## EXERCISE GOAL
Quote the whole listing word for word. Do not include the pictures.
┌──
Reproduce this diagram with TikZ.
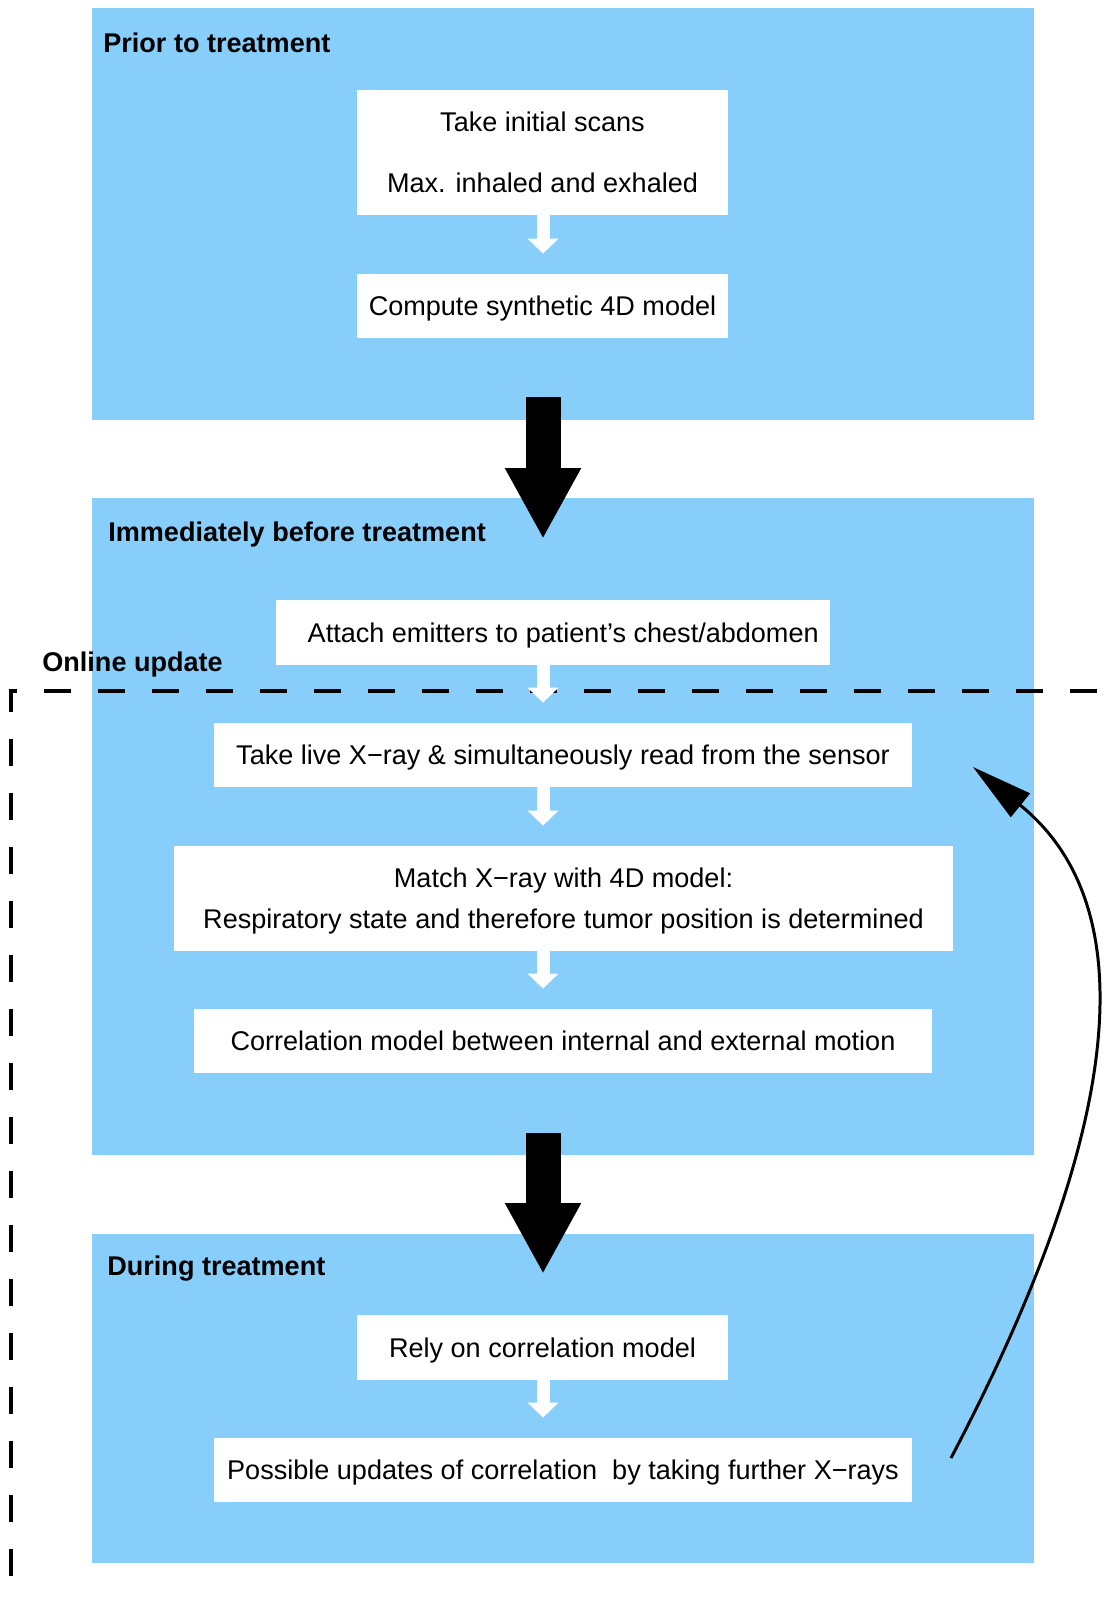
\documentclass[tikz,border=0pt]{standalone}
\usepackage{fontspec}
\setmainfont{Liberation Sans}
\usetikzlibrary{arrows.meta,positioning,calc}
\definecolor{panelblue}{RGB}{135,206,250}
\tikzset{
  panel/.style={rectangle, fill=panelblue, minimum width=188.4mm, inner sep=0pt},
  box/.style={rectangle, fill=white, align=center, inner sep=0pt, text depth=-2.4pt},
  ttl/.style={anchor=west, inner sep=0pt, font=\bfseries\fontsize{15.4}{18.5}\selectfont},
  flow/.style={white, line width=2.6mm, -{Triangle[length=3mm,width=6mm]}, shorten >=4mm},
  bigarr/.style={black, line width=7mm, -{Triangle[length=14.2mm,width=14.2mm]}},
  backarr/.style={black, line width=1.7pt, -{Triangle[length=12.2mm,width=6mm]}},
  onlineframe/.style={black, line width=2.2pt, dash pattern=on 5.4mm off 5.4mm}
}
\begin{document}
\begin{tikzpicture}[x=0.2mm, y=-0.2mm, font=\fontsize{15.4}{18.5}\selectfont]
\useasboundingbox (0,0) rectangle (1110,1601);
% phases
\node[panel, minimum height=82.4mm] (prior) at (563,214) {};
\node[panel, minimum height=131.4mm] (before) at (563,826.5) {};
\node[panel, minimum height=65.8mm] (during) at (563,1398.5) {};
% online update frame
\draw[onlineframe] (11,1576) -- (11,691) -- (1110,691);
% steps
\node[box, minimum width=74.2mm, minimum height=25mm] (scans) at (542.5,152.5) {Take initial scans\\[16.1pt]Max. inhaled and exhaled};
\node[box, minimum width=74.2mm, minimum height=12.8mm] (synth) at (542.5,306) {Compute synthetic 4D model};
\node[box, minimum width=110.8mm, minimum height=13mm] (attach) at (553,632.5) {\hspace*{11.6pt}Attach emitters to patient’s chest/abdomen};
\node[box, minimum width=139.6mm, minimum height=12.8mm] (xray) at (563,755) {Take live X−ray \& simultaneously read from the sensor};
\node[box, minimum width=155.8mm, minimum height=21mm] (match) at (563.5,898.5) {Match X−ray with 4D model:\\[4.7pt]Respiratory state and therefore tumor position is determined};
\node[box, minimum width=147.6mm, minimum height=12.8mm] (corr) at (563,1041) {Correlation model between internal and external motion};
\node[box, minimum width=74.2mm, minimum height=13mm] (rely) at (542.5,1347.5) {Rely on correlation model};
\node[box, minimum width=139.6mm, minimum height=12.8mm] (upd) at (563,1470) {Possible updates of correlation\ \ by taking further X−rays};
% small arrows
\coordinate (col) at (543,0);
\foreach \a/\b in {scans/synth, attach/xray, xray/match, match/corr, rely/upd}
  \draw[flow] (\a.south -| col) -- (\b.north -| col);
% big arrows
\coordinate (a1top) at (543,397);
\coordinate (a1tip) at (543,539);
\coordinate (a2top) at (543,1133);
\coordinate (a2tip) at (543,1274);
\draw[bigarr] (a1top) -- (a1tip);
\draw[bigarr] (a2top) -- (a2tip);
% feedback
\coordinate (fbstart) at (951,1458);
\coordinate (fbtip) at (973,767);
\draw[backarr] (fbstart) .. controls (1118,1140) and (1150,910) .. (fbtip);
% labels
\node[ttl] (priorlbl) at (103,43) {Prior to treatment};
\node[ttl] (beforelbl) at (108,534) {Immediately before treatment};
\node[ttl] (onlinelbl) at (42,664) {Online update};
\node[ttl] (duringlbl) at (107,1269) {During treatment};
\end{tikzpicture}
\end{document}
└──
## REPLY
Reproduce this diagram with TikZ.
\documentclass[tikz,border=0pt]{standalone}
\usepackage{fontspec}
\setmainfont{Liberation Sans}
\usetikzlibrary{arrows.meta,positioning,calc}
\definecolor{panelblue}{RGB}{135,206,250}
\tikzset{
  panel/.style={rectangle, fill=panelblue, minimum width=188.4mm, inner sep=0pt},
  box/.style={rectangle, fill=white, align=center, inner sep=0pt, text depth=-2.4pt},
  ttl/.style={anchor=west, inner sep=0pt, font=\bfseries\fontsize{15.4}{18.5}\selectfont},
  flow/.style={white, line width=2.6mm, -{Triangle[length=3mm,width=6mm]}, shorten >=4mm},
  bigarr/.style={black, line width=7mm, -{Triangle[length=14.2mm,width=14.2mm]}},
  backarr/.style={black, line width=1.7pt, -{Triangle[length=12.2mm,width=6mm]}},
  onlineframe/.style={black, line width=2.2pt, dash pattern=on 5.4mm off 5.4mm}
}
\begin{document}
\begin{tikzpicture}[x=0.2mm, y=-0.2mm, font=\fontsize{15.4}{18.5}\selectfont]
\useasboundingbox (0,0) rectangle (1110,1601);
% phases
\node[panel, minimum height=82.4mm] (prior) at (563,214) {};
\node[panel, minimum height=131.4mm] (before) at (563,826.5) {};
\node[panel, minimum height=65.8mm] (during) at (563,1398.5) {};
% online update frame
\draw[onlineframe] (11,1576) -- (11,691) -- (1110,691);
% steps
\node[box, minimum width=74.2mm, minimum height=25mm] (scans) at (542.5,152.5) {Take initial scans\\[16.1pt]Max. inhaled and exhaled};
\node[box, minimum width=74.2mm, minimum height=12.8mm] (synth) at (542.5,306) {Compute synthetic 4D model};
\node[box, minimum width=110.8mm, minimum height=13mm] (attach) at (553,632.5) {\hspace*{11.6pt}Attach emitters to patient’s chest/abdomen};
\node[box, minimum width=139.6mm, minimum height=12.8mm] (xray) at (563,755) {Take live X−ray \& simultaneously read from the sensor};
\node[box, minimum width=155.8mm, minimum height=21mm] (match) at (563.5,898.5) {Match X−ray with 4D model:\\[4.7pt]Respiratory state and therefore tumor position is determined};
\node[box, minimum width=147.6mm, minimum height=12.8mm] (corr) at (563,1041) {Correlation model between internal and external motion};
\node[box, minimum width=74.2mm, minimum height=13mm] (rely) at (542.5,1347.5) {Rely on correlation model};
\node[box, minimum width=139.6mm, minimum height=12.8mm] (upd) at (563,1470) {Possible updates of correlation\ \ by taking further X−rays};
% small arrows
\coordinate (col) at (543,0);
\foreach \a/\b in {scans/synth, attach/xray, xray/match, match/corr, rely/upd}
  \draw[flow] (\a.south -| col) -- (\b.north -| col);
% big arrows
\coordinate (a1top) at (543,397);
\coordinate (a1tip) at (543,539);
\coordinate (a2top) at (543,1133);
\coordinate (a2tip) at (543,1274);
\draw[bigarr] (a1top) -- (a1tip);
\draw[bigarr] (a2top) -- (a2tip);
% feedback
\coordinate (fbstart) at (951,1458);
\coordinate (fbtip) at (973,767);
\draw[backarr] (fbstart) .. controls (1118,1140) and (1150,910) .. (fbtip);
% labels
\node[ttl] (priorlbl) at (103,43) {Prior to treatment};
\node[ttl] (beforelbl) at (108,534) {Immediately before treatment};
\node[ttl] (onlinelbl) at (42,664) {Online update};
\node[ttl] (duringlbl) at (107,1269) {During treatment};
\end{tikzpicture}
\end{document}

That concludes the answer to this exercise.